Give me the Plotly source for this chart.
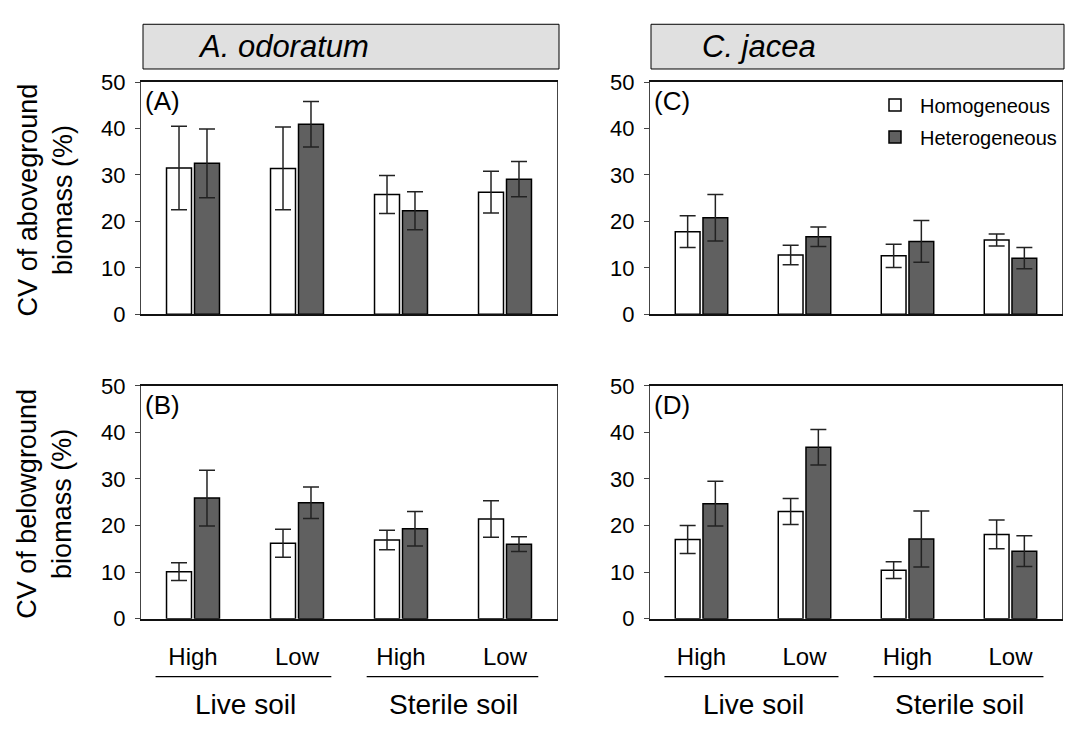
import plotly.graph_objects as go

# ---------------- data ----------------
levels = ["High", "Low", "High", "Low"]
soils = ["Live soil", "Sterile soil"]
series_names = ["Homogeneous", "Heterogeneous"]
species = ["A. odoratum", "C. jacea"]
panel_letters = ["(A)", "(B)", "(C)", "(D)"]

A_hom = [31.5, 31.4, 25.8, 26.3]
A_hom_err = [9.0, 8.9, 4.1, 4.5]
A_het = [32.5, 40.9, 22.3, 29.1]
A_het_err = [7.4, 4.9, 4.1, 3.8]

B_hom = [10.1, 16.2, 16.9, 21.4]
B_hom_err = [1.9, 3.0, 2.1, 3.9]
B_het = [25.9, 24.9, 19.3, 16.0]
B_het_err = [6.0, 3.4, 3.7, 1.6]

C_hom = [17.8, 12.8, 12.6, 16.0]
C_hom_err = [3.4, 2.1, 2.5, 1.3]
C_het = [20.8, 16.7, 15.7, 12.1]
C_het_err = [5.0, 2.1, 4.5, 2.3]

D_hom = [17.0, 23.0, 10.4, 18.1]
D_hom_err = [3.0, 2.8, 1.8, 3.1]
D_het = [24.7, 36.8, 17.1, 14.5]
D_het_err = [4.8, 3.8, 6.0, 3.3]

# ---------------- layout helpers ----------------
W, H = 1065, 736
def px(v):
    return v / W
def py(v):
    return 1 - v / H

FONT = "Liberation Sans, Arial, sans-serif"
WHITE = "#ffffff"
DARK = "#606060"
xpos = list(range(len(levels)))

fig = go.Figure()

panels = [
    ("", A_hom, A_hom_err, A_het, A_het_err),
    ("3", B_hom, B_hom_err, B_het, B_het_err),
    ("2", C_hom, C_hom_err, C_het, C_het_err),
    ("4", D_hom, D_hom_err, D_het, D_het_err),
]

for i, (sfx, hom, hom_e, het, het_e) in enumerate(panels):
    xa = "x" + sfx
    ya = "y" + sfx
    for name, vals, errs, col in [(series_names[0], hom, hom_e, WHITE),
                                  (series_names[1], het, het_e, DARK)]:
        fig.add_trace(go.Bar(
            x=xpos, y=vals, name=name, xaxis=xa, yaxis=ya,
            marker=dict(color=col, line=dict(color="#000000", width=1.5)),
            error_y=dict(type="data", array=errs, visible=True,
                         color="#222222", thickness=1.5, width=8),
            showlegend=(i == 0), legendgroup=name,
        ))

xdomA = [px(141), px(557)]
xdomC = [px(650), px(1062)]
ydomTop = [py(313), py(72.5)]
ydomBot = [py(628), py(387)]

def xaxis_cfg(dom, anchor, show_labels):
    return dict(domain=dom, anchor=anchor, range=[-0.5, 3.5],
                tickvals=xpos, ticktext=levels, showticklabels=show_labels,
                ticks="", showline=True, linecolor="#111111", linewidth=1.5,
                mirror=True, showgrid=False, zeroline=False,
                tickfont=dict(family=FONT, size=24, color="#000000"),
                ticklabelstandoff=16)

def yaxis_cfg(dom, anchor):
    return dict(domain=dom, anchor=anchor, range=[0, 50], dtick=10,
                ticks="outside", ticklen=5, tickcolor="#444444",
                showline=True, linecolor="#444444", linewidth=1,
                mirror=True, showgrid=False, zeroline=False,
                tickfont=dict(family=FONT, size=22, color="#000000"),
                ticklabelstandoff=5)

fig.update_layout(
    width=W, height=H,
    margin=dict(l=0, r=0, t=0, b=0),
    paper_bgcolor="#ffffff", plot_bgcolor="#ffffff",
    barmode="group", bargap=0.462, bargroupgap=0.107,
    font=dict(family=FONT, color="#000000"),
    xaxis=xaxis_cfg(xdomA, "y", False),
    yaxis=yaxis_cfg(ydomTop, "x"),
    xaxis2=xaxis_cfg(xdomC, "y2", False),
    yaxis2=yaxis_cfg(ydomTop, "x2"),
    xaxis3=xaxis_cfg(xdomA, "y3", True),
    yaxis3=yaxis_cfg(ydomBot, "x3"),
    xaxis4=xaxis_cfg(xdomC, "y4", True),
    yaxis4=yaxis_cfg(ydomBot, "x4"),
    legend=dict(x=px(870), y=py(76), xanchor="left", yanchor="top",
                font=dict(family=FONT, size=20, color="#000000"),
                bgcolor="rgba(0,0,0,0)", tracegroupgap=3,
                itemwidth=40),
)

annotations = []
shapes = []

# panel letters
for sfx, letter in [("", "(A)"), ("3", "(B)"), ("2", "(C)"), ("4", "(D)")]:
    xr = ("x" + sfx) + " domain"
    yr = ("y" + sfx) + " domain"
    annotations.append(dict(text=letter, xref=xr, yref=yr, x=0.005, y=0.99,
                            xanchor="left", yanchor="top", showarrow=False,
                            font=dict(family=FONT, size=26, color="#000000")))

# y titles
for yc, txt in [(195, "CV of aboveground<br>biomass (%)"),
                (509, "CV of belowground<br>biomass (%)")]:
    annotations.append(dict(text=txt, xref="paper", yref="paper",
                            x=px(45), y=py(yc), xanchor="center", yanchor="middle",
                            textangle=-90, showarrow=False,
                            font=dict(family=FONT, size=27, color="#000000")))

# species header boxes
for (x0, x1), name, tx in [((143, 559), species[0], 196), ((651, 1064), species[1], 700)]:
    shapes.append(dict(type="rect", xref="paper", yref="paper",
                       x0=px(x0), x1=px(x1), y0=py(59), y1=py(12.7),
                       fillcolor="#e0e0e0", line=dict(color="#000000", width=1)))
    annotations.append(dict(text="<i>" + name + "</i>", xref="paper", yref="paper",
                            x=px(tx), y=py(36), xanchor="left", yanchor="middle",
                            showarrow=False,
                            font=dict(family=FONT, size=31, color="#000000")))

# soil group lines and labels under the bottom panels
for xa in ["x3", "x4"]:
    for (a, b), soil, c in [((-0.36, 1.33), soils[0], 0.5), ((1.67, 3.32), soils[1], 2.5)]:
        shapes.append(dict(type="line", xref=xa, yref="paper",
                           x0=a, x1=b, y0=py(688), y1=py(688),
                           line=dict(color="#000000", width=1.2)))
        annotations.append(dict(text=soil, xref=xa, yref="paper",
                                x=c, y=py(717), xanchor="center", yanchor="middle",
                                showarrow=False,
                                font=dict(family=FONT, size=28, color="#000000")))

fig.update_layout(annotations=annotations, shapes=shapes)

fig.write_html("out.html")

========

Problem to work on: Write out each line of the listing above, exactly, from its first line to the line holding "fig = go.Figure()", inclusive. Skip the pictures.

Output for this exercise:
Give me the Plotly source for this chart.
import plotly.graph_objects as go

# ---------------- data ----------------
levels = ["High", "Low", "High", "Low"]
soils = ["Live soil", "Sterile soil"]
series_names = ["Homogeneous", "Heterogeneous"]
species = ["A. odoratum", "C. jacea"]
panel_letters = ["(A)", "(B)", "(C)", "(D)"]

A_hom = [31.5, 31.4, 25.8, 26.3]
A_hom_err = [9.0, 8.9, 4.1, 4.5]
A_het = [32.5, 40.9, 22.3, 29.1]
A_het_err = [7.4, 4.9, 4.1, 3.8]

B_hom = [10.1, 16.2, 16.9, 21.4]
B_hom_err = [1.9, 3.0, 2.1, 3.9]
B_het = [25.9, 24.9, 19.3, 16.0]
B_het_err = [6.0, 3.4, 3.7, 1.6]

C_hom = [17.8, 12.8, 12.6, 16.0]
C_hom_err = [3.4, 2.1, 2.5, 1.3]
C_het = [20.8, 16.7, 15.7, 12.1]
C_het_err = [5.0, 2.1, 4.5, 2.3]

D_hom = [17.0, 23.0, 10.4, 18.1]
D_hom_err = [3.0, 2.8, 1.8, 3.1]
D_het = [24.7, 36.8, 17.1, 14.5]
D_het_err = [4.8, 3.8, 6.0, 3.3]

# ---------------- layout helpers ----------------
W, H = 1065, 736
def px(v):
    return v / W
def py(v):
    return 1 - v / H

FONT = "Liberation Sans, Arial, sans-serif"
WHITE = "#ffffff"
DARK = "#606060"
xpos = list(range(len(levels)))

fig = go.Figure()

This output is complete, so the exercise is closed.